-- Begin --

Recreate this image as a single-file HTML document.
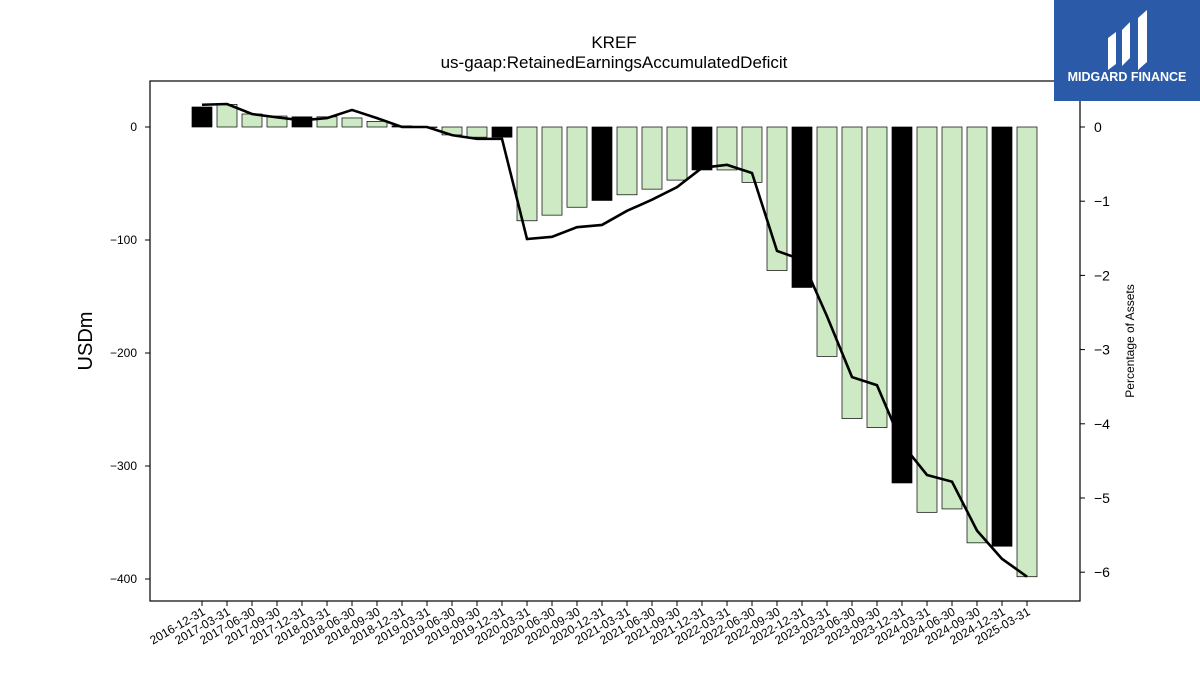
<!DOCTYPE html>
<html><head><meta charset="utf-8"><style>
body{margin:0;background:#fff;font-family:"Liberation Sans","DejaVu Sans",sans-serif}
</style></head><body>
<svg id="c" width="1200" height="675" xmlns="http://www.w3.org/2000/svg">
<rect x="0" y="0" width="1200" height="675" fill="#fff"/>
<text x="614" y="48" text-anchor="middle" font-size="17">KREF</text>
<text x="614" y="68" text-anchor="middle" font-size="17">us-gaap:RetainedEarningsAccumulatedDeficit</text>
<g id="bars"></g><g id="line"></g><g id="axes"></g>
<rect x="150" y="81" width="930" height="520" fill="none" stroke="#000" stroke-width="1.2"/>
<text transform="translate(92,341) rotate(-90)" text-anchor="middle" font-size="20">USDm</text>
<text transform="translate(1134,341) rotate(-90)" text-anchor="middle" font-size="12">Percentage of Assets</text>
<g>
<rect x="1054" y="0" width="146" height="101" fill="#2a5aa8"/>
<path d="M1108 70 L1108 38 L1116 32 L1116 64 Z M1122 66 L1122 30 L1130 22 L1130 58 Z M1138 70 L1138 18 L1147 10 L1147 62 Z" fill="#fff"/>
<text x="1127" y="81" text-anchor="middle" font-size="12.5" font-weight="bold" fill="#fff">MIDGARD FINANCE</text>
</g>
</svg>
<script>
const categories=["2016-12-31","2017-03-31","2017-06-30","2017-09-30","2017-12-31","2018-03-31","2018-06-30","2018-09-30","2018-12-31","2019-03-31","2019-06-30","2019-09-30","2019-12-31","2020-03-31","2020-06-30","2020-09-30","2020-12-31","2021-03-31","2021-06-30","2021-09-30","2021-12-31","2022-03-31","2022-06-30","2022-09-30","2022-12-31","2023-03-31","2023-06-30","2023-09-30","2023-12-31","2024-03-31","2024-06-30","2024-09-30","2024-12-31","2025-03-31"];
const values=[17.7,20,11.5,9.7,9,9,8,5,1,0,-7,-9,-9,-83,-78,-71,-65,-60,-55,-47,-38,-38,-49,-127,-142,-203,-258,-266,-315,-341,-338,-368,-371,-398];
const pct=[0.30,0.31,0.175,0.13,0.09,0.12,0.23,0.12,0,0,-0.11,-0.16,-0.16,-1.51,-1.48,-1.35,-1.32,-1.13,-0.98,-0.81,-0.55,-0.51,-0.62,-1.67,-1.79,-2.55,-3.37,-3.48,-4.27,-4.69,-4.78,-5.44,-5.82,-6.06];
const leftTicks=[0,-100,-200,-300,-400];
const rightTicks=[0,-1,-2,-3,-4,-5,-6];
const NS="http://www.w3.org/2000/svg";
const xS=i=>202+i*(1027-202)/(categories.length-1);
const yL=v=>127-v*1.13;
const yR=v=>127-v*74.2;
function mk(t,a,p){const e=document.createElementNS(NS,t);for(const k in a)e.setAttribute(k,a[k]);p.appendChild(e);return e;}
const bars=document.getElementById('bars'),axes=document.getElementById('axes'),line=document.getElementById('line');
values.forEach((v,i)=>{
 const dec=categories[i].endsWith("12-31");
 const y0=yL(0),y1=yL(v);
 const r=mk('rect',{x:xS(i)-10,y:Math.min(y0,y1),width:20,height:Math.max(0.5,Math.abs(y1-y0)),fill:dec?'#000':'#cdeac4',stroke:'#000','stroke-width':0.7},bars);
 
 
 mk('line',{x1:xS(i),x2:xS(i),y1:601,y2:606,stroke:'#000'},axes);
 const t=mk('text',{x:xS(i)+4,y:614,'text-anchor':'end','font-size':12,transform:`rotate(-30 ${xS(i)+4} 614)`},axes);
 t.textContent=categories[i];
 
 
});
const pts=pct.map((v,i)=>xS(i)+','+yR(v)).join(' ');
const pl=mk('polyline',{points:pts,fill:'none',stroke:'#000','stroke-width':2.6},line);


leftTicks.forEach(v=>{
 mk('line',{x1:145,x2:150,y1:yL(v),y2:yL(v),stroke:'#000'},axes);
 const t=mk('text',{x:137,y:yL(v)+4,'text-anchor':'end','font-size':12},axes);
 t.textContent=v<0?'\u2212'+(-v):v;
 
 
});
rightTicks.forEach(v=>{
 mk('line',{x1:1080,x2:1085,y1:yR(v),y2:yR(v),stroke:'#000'},axes);
 const t=mk('text',{x:1094,y:yR(v)+5,'font-size':14},axes);
 t.textContent=v<0?'\u2212'+(-v):v;
 
 
});
</script>
</body></html>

-- End --

Task prompt → Make an exact copy of the data above, pictures excluded.

Full output →
Recreate this image as a single-file HTML document.
<!DOCTYPE html>
<html><head><meta charset="utf-8"><style>
body{margin:0;background:#fff;font-family:"Liberation Sans","DejaVu Sans",sans-serif}
</style></head><body>
<svg id="c" width="1200" height="675" xmlns="http://www.w3.org/2000/svg">
<rect x="0" y="0" width="1200" height="675" fill="#fff"/>
<text x="614" y="48" text-anchor="middle" font-size="17">KREF</text>
<text x="614" y="68" text-anchor="middle" font-size="17">us-gaap:RetainedEarningsAccumulatedDeficit</text>
<g id="bars"></g><g id="line"></g><g id="axes"></g>
<rect x="150" y="81" width="930" height="520" fill="none" stroke="#000" stroke-width="1.2"/>
<text transform="translate(92,341) rotate(-90)" text-anchor="middle" font-size="20">USDm</text>
<text transform="translate(1134,341) rotate(-90)" text-anchor="middle" font-size="12">Percentage of Assets</text>
<g>
<rect x="1054" y="0" width="146" height="101" fill="#2a5aa8"/>
<path d="M1108 70 L1108 38 L1116 32 L1116 64 Z M1122 66 L1122 30 L1130 22 L1130 58 Z M1138 70 L1138 18 L1147 10 L1147 62 Z" fill="#fff"/>
<text x="1127" y="81" text-anchor="middle" font-size="12.5" font-weight="bold" fill="#fff">MIDGARD FINANCE</text>
</g>
</svg>
<script>
const categories=["2016-12-31","2017-03-31","2017-06-30","2017-09-30","2017-12-31","2018-03-31","2018-06-30","2018-09-30","2018-12-31","2019-03-31","2019-06-30","2019-09-30","2019-12-31","2020-03-31","2020-06-30","2020-09-30","2020-12-31","2021-03-31","2021-06-30","2021-09-30","2021-12-31","2022-03-31","2022-06-30","2022-09-30","2022-12-31","2023-03-31","2023-06-30","2023-09-30","2023-12-31","2024-03-31","2024-06-30","2024-09-30","2024-12-31","2025-03-31"];
const values=[17.7,20,11.5,9.7,9,9,8,5,1,0,-7,-9,-9,-83,-78,-71,-65,-60,-55,-47,-38,-38,-49,-127,-142,-203,-258,-266,-315,-341,-338,-368,-371,-398];
const pct=[0.30,0.31,0.175,0.13,0.09,0.12,0.23,0.12,0,0,-0.11,-0.16,-0.16,-1.51,-1.48,-1.35,-1.32,-1.13,-0.98,-0.81,-0.55,-0.51,-0.62,-1.67,-1.79,-2.55,-3.37,-3.48,-4.27,-4.69,-4.78,-5.44,-5.82,-6.06];
const leftTicks=[0,-100,-200,-300,-400];
const rightTicks=[0,-1,-2,-3,-4,-5,-6];
const NS="http://www.w3.org/2000/svg";
const xS=i=>202+i*(1027-202)/(categories.length-1);
const yL=v=>127-v*1.13;
const yR=v=>127-v*74.2;
function mk(t,a,p){const e=document.createElementNS(NS,t);for(const k in a)e.setAttribute(k,a[k]);p.appendChild(e);return e;}
const bars=document.getElementById('bars'),axes=document.getElementById('axes'),line=document.getElementById('line');
values.forEach((v,i)=>{
 const dec=categories[i].endsWith("12-31");
 const y0=yL(0),y1=yL(v);
 const r=mk('rect',{x:xS(i)-10,y:Math.min(y0,y1),width:20,height:Math.max(0.5,Math.abs(y1-y0)),fill:dec?'#000':'#cdeac4',stroke:'#000','stroke-width':0.7},bars);
 
 
 mk('line',{x1:xS(i),x2:xS(i),y1:601,y2:606,stroke:'#000'},axes);
 const t=mk('text',{x:xS(i)+4,y:614,'text-anchor':'end','font-size':12,transform:`rotate(-30 ${xS(i)+4} 614)`},axes);
 t.textContent=categories[i];
 
 
});
const pts=pct.map((v,i)=>xS(i)+','+yR(v)).join(' ');
const pl=mk('polyline',{points:pts,fill:'none',stroke:'#000','stroke-width':2.6},line);


leftTicks.forEach(v=>{
 mk('line',{x1:145,x2:150,y1:yL(v),y2:yL(v),stroke:'#000'},axes);
 const t=mk('text',{x:137,y:yL(v)+4,'text-anchor':'end','font-size':12},axes);
 t.textContent=v<0?'\u2212'+(-v):v;
 
 
});
rightTicks.forEach(v=>{
 mk('line',{x1:1080,x2:1085,y1:yR(v),y2:yR(v),stroke:'#000'},axes);
 const t=mk('text',{x:1094,y:yR(v)+5,'font-size':14},axes);
 t.textContent=v<0?'\u2212'+(-v):v;
 
 
});
</script>
</body></html>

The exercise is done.